I'm brushing up on some measure theory for quals, and would like some input on the following:
Proposition. $E \subseteq \mathbb{R}^d$ measurable iff every box (cartesian product of closed intervals) $Q$ we have
$$m(Q) = m^{\ast}(Q \cap E) + m^{\ast}(Q \setminus E).$$
I recall some equivalent definitions of Lebesgue measurable:
Equivalent Statements of Measurable:
- For all $\epsilon > 0$ there exists an open $U \supseteq E$ such that $m^{\ast}(U \setminus E) \leq \epsilon$.
- A set $E \subset \mathbb{R}^d$ is measurable iff for each $\epsilon > 0$ there exists a closed set $F \subset E$ such that $m^{\ast}(E \setminus F) < \epsilon$.
- Carathéodory's Theorem. $E$ measurable iff for all $X$ one has $m^{\ast}(X) = m^{\ast}(X \cap E) + m^{\ast}(X \setminus E)$.
- $E = G \setminus H$ where $G$ is a $G_{\delta}$-set and $m(H) = 0$.
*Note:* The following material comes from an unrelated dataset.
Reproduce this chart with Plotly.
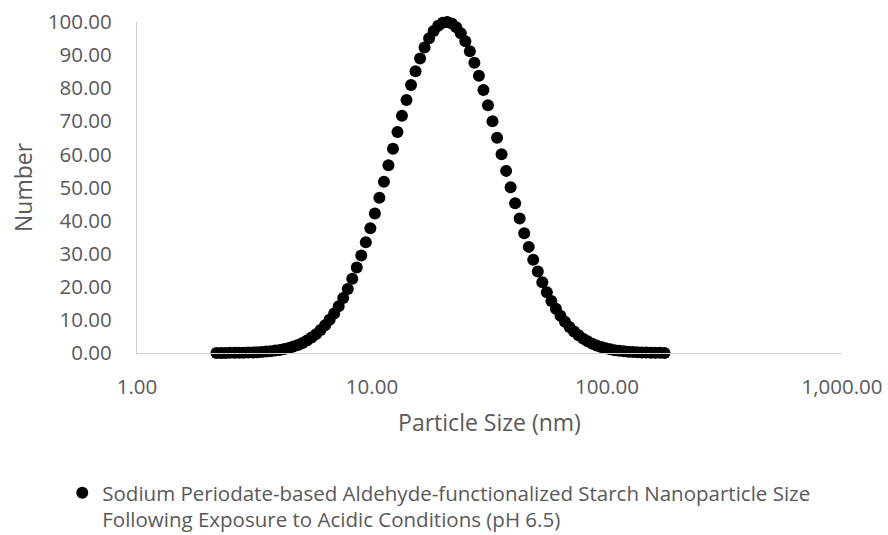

- $E = F \cup H$ where $F$ is a $F_{\sigma}$-set and $m(H) = 0$.
My proof:
$\Rightarrow$: Suppose $E$ measurable. Since every box (finite cartesian product of close intervals) in $\mathbb{R}^d$ is measurable we have that
$$Q = (Q \cap E) \cup (Q \setminus E),$$
disjoint and measurable. Applying countable additivity gives the result.
$\Leftarrow$: Suppose the equation proposed holds. Then for any $k \in \mathbb{N}$, there exists a box $Q_k$ such that $E_k = Q_k \cap E$. Hence, $E \cap Q_k \subseteq E$, and $E = \cup_{k=1}^{\infty} (E \cap Q_k)$. Furthermore, choose an $\epsilon > 0$ such that there exists and open set $U$ with $E_k \subseteq U$. Then
$$m^{\ast}(E_k) \leq m(U) \leq m^{\ast}(E_k) + \epsilon.$$
WLOG, we can replace $U$ with $U \cap Q_k$. Then $U \subseteq Q_k$. Hence,
$$ \begin{align} m^{\ast}(E_k) + m^{\ast}(U \setminus E_k) &= m^{\ast}(U \cap E_k) + m^{\ast}(U \setminus E_k) \\ &= m^{\ast}(U \cap E) + m^{\ast}(U \setminus E) \\ &= m(U) \\ &\leq m^{\ast}(E_k) + \epsilon. \end{align} $$
$m^{\ast}(E_k)$ finite, so subtract from both sides and we are done.
Not too sure about $\Leftarrow$, particularly if the $E_k$ construction is valid. I know that in Carathéodory's Theorem, a similar construction is used but with balls $B_k(0)$, which gave me the idea.